= Sophie Hayes =

Alias name of a British woman, who was a victim of human trafficking

Sophie Hayes is the alias of a British woman who was a victim of human trafficking and became a writer, campaigner and the founder of the Sophie Hayes Foundation.

==Victim of trafficking==

Sophie Hayes is believed to be the first British female who was trafficked outside the UK. She was lured to Italy where she was forced by her best friend to work as a prostitute for six months. She was 24 years at that time. She experienced severe violence and threats from her pimp, who she believed was her best friend and became her boyfriend, as well as from customers and other prostitutes.

==Publications==

Trafficked: My Story is the title of her book, published in 2012 by HarperCollins, in which she describes her experiences as a victim of trafficking and her work as a prostitute in Italy and France.

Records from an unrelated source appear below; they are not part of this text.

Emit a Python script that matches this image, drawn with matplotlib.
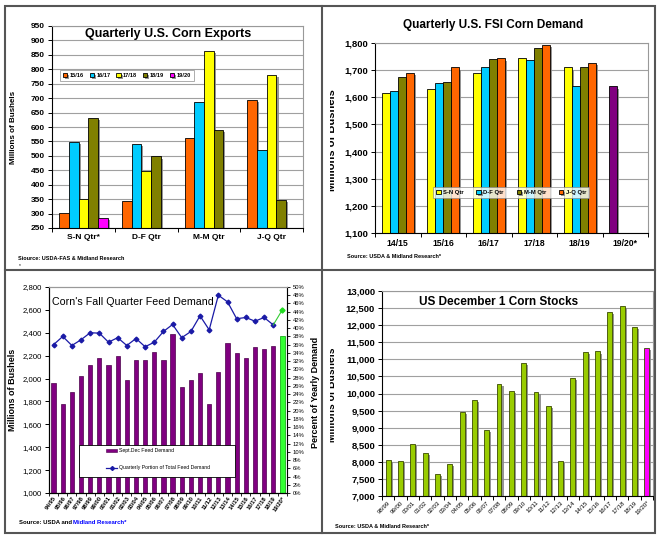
import numpy as np
import matplotlib
matplotlib.use("Agg")
import matplotlib.pyplot as plt
from matplotlib import patheffects as pe
from matplotlib.patches import Rectangle, Patch
from matplotlib.lines import Line2D
from matplotlib.ticker import FuncFormatter, MultipleLocator, FixedLocator
from matplotlib.transforms import Bbox, TransformedBbox

plt.rcParams['font.family'] = ['Liberation Sans', 'DejaVu Sans']

# ---- data ----
exp_quarters = ["S-N Qtr*", "D-F Qtr", "M-M Qtr", "J-Q Qtr"]
exp_years = ["15/16", "16/17", "17/18", "18/19", "19/20"]
exp_1516 = [302, 342, 563, 694]
exp_1617 = [549, 540, 687, 521]
exp_1718 = [349, 448, 862, 781]
exp_1819 = [632, 498, 590, 347]
exp_1920 = [285, np.nan, np.nan, np.nan]

fsi_years = ["14/15", "15/16", "16/17", "17/18", "18/19", "19/20*"]
fsi_qtrs = ["S-N Qtr", "D-F Qtr", "M-M Qtr", "J-Q Qtr"]
fsi_sn = [1614, 1632, 1688, 1743, 1710, 1640]
fsi_df = [1622, 1652, 1710, 1738, 1642, np.nan]
fsi_mm = [1675, 1655, 1740, 1780, 1710, np.nan]
fsi_jq = [1690, 1710, 1743, 1793, 1727, np.nan]

feed_years = ["94/95", "95/96", "96/97", "97/98", "98/99", "99/00", "00/01", "01/02",
              "02/03", "03/04", "04/05", "05/06", "06/07", "07/08", "08/09", "09/10",
              "10/11", "11/12", "12/13", "13/14", "14/15", "15/16", "16/17", "17/18",
              "18/19", "19/20*"]
feed_demand = [1960, 1780, 1885, 2025, 2115, 2180, 2120, 2195, 1985, 2160, 2165, 2235, 2160,
               2390, 1930, 1990, 2050, 1780, 2060, 2315, 2225, 2180, 2280, 2260, 2285, 2370]
feed_share = [36.0, 38.0, 35.8, 37.2, 38.9, 38.8, 36.6, 37.7, 35.8, 37.5, 35.5, 36.6, 39.2,
              40.9, 37.7, 39.2, 43.0, 39.6, 48.0, 46.4, 42.3, 42.6, 41.7, 42.6, 40.8, 44.5]

stock_years = ["98/99", "99/00", "00/01", "01/02", "02/03", "03/04", "04/05", "05/06",
               "06/07", "07/08", "08/09", "09/10", "10/11", "11/12", "12/13", "13/14",
               "14/15", "15/16", "16/17", "17/18", "18/19", "19/20*"]
stock_dec1 = [8060, 8030, 8530, 8260, 7650, 7950, 9470, 9820, 8940, 10280, 10080, 10900,
              10050, 9640, 8030, 10450, 11210, 11230, 12380, 12560, 11940, 11330]

W, H = 663, 541
fig = plt.figure(figsize=(W / 100, H / 100), dpi=100)


def box(l, t, r, b):
    return [l / W, 1 - b / H, (r - l) / W, (b - t) / H]


def fy(y):
    return 1 - y / H


shadow = [pe.SimplePatchShadow(offset=(1.5, -1.5), shadow_rgbFace='#8a8a8a', alpha=0.9), pe.Normal()]
comma = FuncFormatter(lambda v, p: f"{v:,.0f}")


def frame(ax, grid=True):
    for s in ['left', 'bottom']:
        ax.spines[s].set_color('black')
        ax.spines[s].set_linewidth(0.8)
    for s in ['top', 'right']:
        ax.spines[s].set_color('#999999')
        ax.spines[s].set_linewidth(0.8)
    if grid:
        ax.yaxis.grid(True, color='#a0a0a0', lw=0.8)
    ax.set_axisbelow(True)
    ax.tick_params(axis='y', direction='out', length=3, width=0.7, pad=2)


def cat_ticks(ax, n, labels, size, **kw):
    ax.set_xlim(-0.5, n - 0.5)
    ax.xaxis.set_major_locator(FixedLocator(np.arange(n + 1) - 0.5))
    ax.xaxis.set_major_formatter(FuncFormatter(lambda v, p: ""))
    ax.xaxis.set_minor_locator(FixedLocator(np.arange(n)))
    ax.set_xticklabels(labels, minor=True, fontsize=size, fontweight='bold', **kw)
    ax.tick_params(axis='x', which='major', direction='out', length=3, width=0.7)
    ax.tick_params(axis='x', which='minor', length=0, pad=4)


# ---- top left: exports ----
ax1 = fig.add_axes(box(52, 26, 303, 228))
frame(ax1)
x = np.arange(len(exp_quarters))
w = 0.154
exp_series = [exp_1516, exp_1617, exp_1718, exp_1819, exp_1920]
exp_colors = ['#FF6600', '#00CCFF', '#FFFF00', '#808000', '#FF00FF']
for i, (vals, c, lab) in enumerate(zip(exp_series, exp_colors, exp_years)):
    ax1.bar(x + (i - 2) * w, vals, w, color=c, edgecolor='black', lw=0.6,
            label=lab, path_effects=shadow)
ax1.set_ylim(250, 950)
ax1.yaxis.set_major_locator(MultipleLocator(50))
ax1.tick_params(axis='y', labelsize=6)
for t in ax1.get_yticklabels():
    t.set_fontweight('bold')
cat_ticks(ax1, 4, exp_quarters, 6)
fig.text(168 / W, fy(34), "Quarterly U.S. Corn Exports", fontsize=9, fontweight='bold',
         ha='center', va='center')
leg1 = ax1.legend(loc='upper left', bbox_to_anchor=(60 / W, fy(70)), bbox_transform=fig.transFigure,
                  ncol=5, prop={'weight': 'bold', 'size': 4.1}, frameon=True,
                  handlelength=0.8, handleheight=0.8, handletextpad=0.4, columnspacing=1.0,
                  borderpad=0.5, borderaxespad=0, fancybox=False, shadow=False)
leg1.get_frame().set_edgecolor('#888888')
leg1.get_frame().set_linewidth(0.6)
fig.text(14 / W, fy(127), "Millions of Bushels", rotation=90, fontsize=5.8, fontweight='bold',
         ha='center', va='center')

# ---- top right: FSI ----
ax2 = fig.add_axes(box(375, 43, 648, 233))
frame(ax2)
x = np.arange(len(fsi_years))
w = 0.176
fsi_series = [fsi_sn, fsi_df, fsi_mm, fsi_jq]
fsi_colors = ['#FFFF00', '#00CCFF', '#808000', '#FF6600']
for i, (vals, c, lab) in enumerate(zip(fsi_series, fsi_colors, fsi_qtrs)):
    cols = [c] * len(vals)
    if i == 0:
        cols[-1] = '#800080'
    ax2.bar(x + (i - 1.5) * w, vals, w, color=cols, edgecolor='black', lw=0.6,
            label=lab, path_effects=shadow)
ax2.set_ylim(1100, 1800)
ax2.yaxis.set_major_locator(MultipleLocator(100))
ax2.yaxis.set_major_formatter(comma)
ax2.tick_params(axis='y', labelsize=6.8)
for t in ax2.get_yticklabels():
    t.set_fontweight('bold')
cat_ticks(ax2, 6, fsi_years, 6.2)
fig.text(493 / W, fy(25), "Quarterly U.S. FSI Corn Demand", fontsize=8.5, fontweight='bold',
         ha='center', va='center')
h, l = ax2.get_legend_handles_labels()
h[0] = Patch(facecolor='#FFFF00', edgecolor='black', lw=0.6)
leg2 = ax2.legend(h, l, loc='upper left', bbox_to_anchor=(433 / W, fy(187)),
                  bbox_transform=fig.transFigure, ncol=4,
                  prop={'weight': 'bold', 'size': 4.2}, frameon=True, handlelength=0.8,
                  handleheight=0.8, handletextpad=0.4, columnspacing=2.2, borderpad=0.5,
                  borderaxespad=0, fancybox=False)
leg2.get_frame().set_edgecolor('#888888')
leg2.get_frame().set_linewidth(0.6)
t = fig.text(332 / W, fy(140), "Millions of Bushels", rotation=90, fontsize=8, fontweight='bold',
             ha='center', va='center')
t.set_clip_box(TransformedBbox(Bbox([[330 / W, 0.5], [1, 1]]), fig.transFigure))
t.set_clip_on(True)

# ---- bottom left: feed demand ----
ax3 = fig.add_axes(box(49, 287, 287, 493))
frame(ax3, grid=False)
x = np.arange(len(feed_years))
cols = ['#800080'] * len(x)
cols[-1] = '#33FF33'
edges = ['#4a004a'] * len(x)
edges[-1] = '#00a000'
ax3.bar(x, feed_demand, 0.47, color=cols, edgecolor=edges, lw=0.5)
ax3.set_ylim(1000, 2800)
ax3.yaxis.set_major_locator(MultipleLocator(200))
ax3.yaxis.set_major_formatter(comma)
ax3.tick_params(axis='y', labelsize=5.6)
ax3.set_xlim(-0.5, len(x) - 0.5)
ax3.xaxis.set_major_locator(FixedLocator(np.arange(len(x) + 1) - 0.5))
ax3.xaxis.set_major_formatter(FuncFormatter(lambda v, p: ""))
ax3.xaxis.set_minor_locator(FixedLocator(x))
ax3.set_xticklabels(feed_years, minor=True, fontsize=4.2, fontweight='bold', rotation=55,
                    ha='right', rotation_mode='anchor')
ax3.tick_params(axis='x', which='major', direction='out', length=2.5, width=0.6)
ax3.tick_params(axis='x', which='minor', length=0, pad=2)

ax4 = ax3.twinx()
ax4.set_ylim(0, 50)
ax4.yaxis.set_major_locator(MultipleLocator(2))
ax4.yaxis.set_major_formatter(FuncFormatter(lambda v, p: f"{v:.0f}%"))
ax4.tick_params(axis='y', labelsize=4.2, direction='out', length=2.5, width=0.6, pad=1.5)
ax4.spines['right'].set_color('black')
ax4.spines['right'].set_linewidth(0.8)
ax4.spines['top'].set_color('#999999')
ax4.plot(x[:-1], feed_share[:-1], color='#1a1aa6', marker='D', ms=2.4, lw=0.9)
ax4.plot(x[-2:], feed_share[-2:], color='#33CC33', lw=0.8)
ax4.plot(x[-1:], feed_share[-1:], color='#22dd22', marker='D', ms=2.6, lw=0)
ax4.add_patch(Rectangle((79 / W, fy(477)), 156 / W, 32 / H, transform=fig.transFigure,
                        facecolor='white', edgecolor='black', lw=0.6, zorder=5, clip_on=False))
hb = [Patch(facecolor='#800080', edgecolor='#4a004a', lw=0.4),
      Line2D([], [], color='#1a1aa6', marker='D', ms=2, lw=0.9)]
leg3 = ax4.legend(hb, ["Sept.Dec Feed Demand", "Quarterly Portion of Total Feed Demand"],
                  loc='upper left', bbox_to_anchor=(104 / W, fy(446)),
                  bbox_transform=fig.transFigure, frameon=False, fontsize=3.7,
                  handlelength=2.2, handleheight=0.6, handletextpad=0.4, labelspacing=2.4,
                  borderaxespad=0)
leg3.set_zorder(6)
fig.text(52 / W, fy(302), "Corn's Fall Quarter Feed Demand", fontsize=7.7,
         ha='left', va='center')
fig.text(13 / W, fy(390), "Millions of Bushels", rotation=90, fontsize=6.5, fontweight='bold',
         ha='center', va='center')
fig.text(315 / W, fy(392), "Percent of Yearly Demand", rotation=90, fontsize=6.5,
         fontweight='bold', ha='center', va='center')

# ---- bottom right: stocks ----
ax5 = fig.add_axes(box(382, 291, 653, 496))
frame(ax5)
x = np.arange(len(stock_years))
cols = ['#99CC00'] * len(x)
cols[-1] = '#FF00FF'
ax5.bar(x, stock_dec1, 0.4, color=cols, edgecolor='#3a4a00', lw=0.6, path_effects=shadow)
ax5.set_ylim(7000, 13000)
ax5.yaxis.set_major_locator(MultipleLocator(500))
ax5.yaxis.set_major_formatter(comma)
ax5.tick_params(axis='y', labelsize=6.8)
for t5 in ax5.get_yticklabels():
    t5.set_fontweight('bold')
ax5.set_xlim(-0.5, len(x) - 0.5)
ax5.xaxis.set_major_locator(FixedLocator(np.arange(len(x) + 1) - 0.5))
ax5.xaxis.set_major_formatter(FuncFormatter(lambda v, p: ""))
ax5.xaxis.set_minor_locator(FixedLocator(x))
ax5.set_xticklabels(stock_years, minor=True, fontsize=4.4, rotation=45,
                    ha='right', rotation_mode='anchor')
ax5.tick_params(axis='x', which='major', direction='out', length=3, width=0.7)
ax5.tick_params(axis='x', which='minor', length=0, pad=3)
fig.text(499 / W, fy(302), "US December 1 Corn Stocks", fontsize=8.5, fontweight='bold',
         ha='center', va='center')
t = fig.text(332 / W, fy(395), "Millions of Bushels", rotation=90, fontsize=7.4, fontweight='bold',
             ha='center', va='center')
t.set_clip_box(TransformedBbox(Bbox([[330 / W, 0], [1, 0.5]]), fig.transFigure))
t.set_clip_on(True)

# ---- sources ----
fig.text(18 / W, fy(258), "Siource: USDA-FAS & Midland Research", fontsize=4, fontweight='bold',
         va='center')
fig.text(19 / W, fy(266), "*", fontsize=3.5, va='center')
fig.text(347 / W, fy(257), "Source: USDA & Midland Research*", fontsize=4, fontweight='bold',
         va='center')
fig.text(19 / W, fy(523), "Source: USDA and ", fontsize=4.3, fontweight='bold', va='center')
fig.text(73 / W, fy(523), "Midland Research*", fontsize=4.3, fontweight='bold', va='center',
         color='#0000FF')
fig.text(335 / W, fy(527), "Source: USDA & Midland Research*", fontsize=4, fontweight='bold',
         va='center')

# ---- panel frames ----
fig.add_artist(Rectangle((5 / W, fy(533)), 650 / W, 527 / H, transform=fig.transFigure,
                         facecolor='none', edgecolor='#555555', lw=1.5))
fig.add_artist(Line2D([322 / W, 322 / W], [fy(6), fy(533)], transform=fig.transFigure,
                      color='#555555', lw=1.5))
fig.add_artist(Line2D([5 / W, 655 / W], [fy(270), fy(270)], transform=fig.transFigure,
                      color='#555555', lw=1.5))

fig.savefig("out.png", dpi=100)
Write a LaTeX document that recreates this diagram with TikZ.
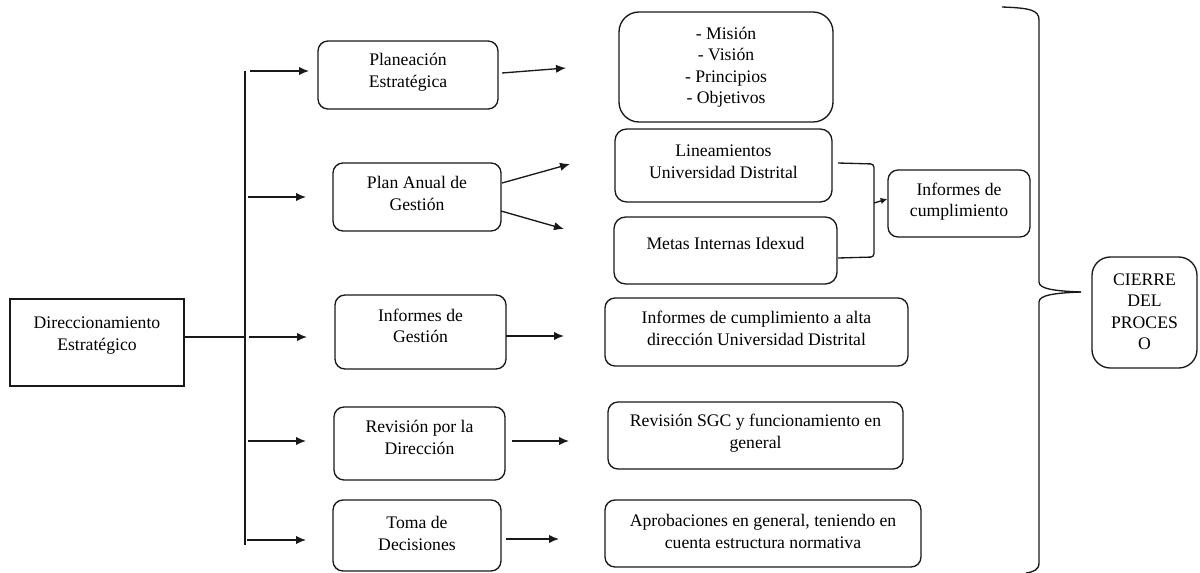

The book was a Sunday Times bestseller for six months after publication.

==Campaigning==

===Stop the Traffik===

Hayes campaigned for a British charity, Stop the Traffik, and delivered a campaign petition on trafficking to the United Nations.

===Sophie Hayes Foundation===

She set up her own charity in 2012. The charity, which supports survivors of human trafficking by offering skills and confidence building as well as employability programmes, also does research and awareness raising.